3) Lie Detector Test Refusal
– On occasion you may be faced with a situation in the workplace where employees will be asked to take a polygraph. If an employee refuses to take the test, you cannot fire them over the refusal. There is a law against it, called the Employee Polygraph Protection Act, which states employees have a right to refuse the polygraph test, as polygraphs tests are prohibited in most cases.

4) Employee’s Alien Status
– If your employee is able to work in the United States legally, it is therefore illegal to fire them based on their alien status. The Federal Immigration Reform and Control Act (IRCA) does not allow termination of a worker’s employment based on the fact they are an immigrant, as long as they are eligible for working in the US. This also falls under the anti-discrimination laws.
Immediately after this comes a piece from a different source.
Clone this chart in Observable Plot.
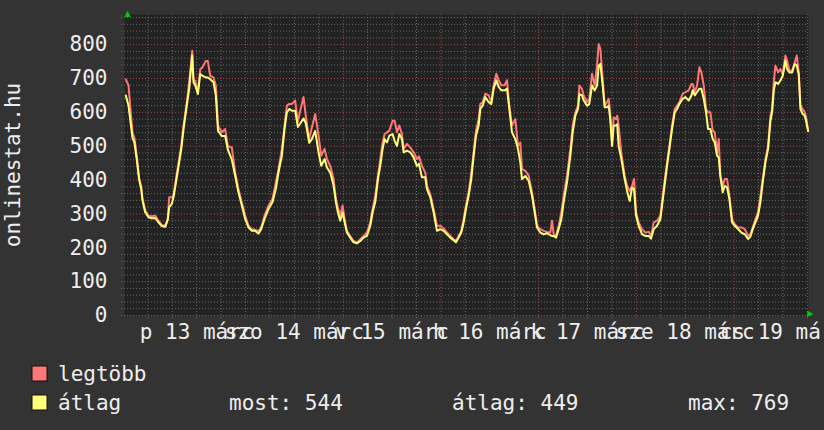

5) Employer Failing to Follow Termination Procedures
– If your company has an employee handbook that details certain procedures in the workplace for firing employees, and you go against these procedures, the terminated employee can come back and sue you for wrongful termination. You must follow the proper procedures listed in the handbook for firing an employee, including sufficient warnings, and a list of reasons you can or cannot fire your workers.

When you run a business, you want to be able to rely on your employees to pick up the slack and do their part for increased business success. If you come to a situation where an employee’s employment status needs to be terminated, be sure to follow employment laws and avoid illegal reasons to fire employees. When in doubt, always speak with an attorney.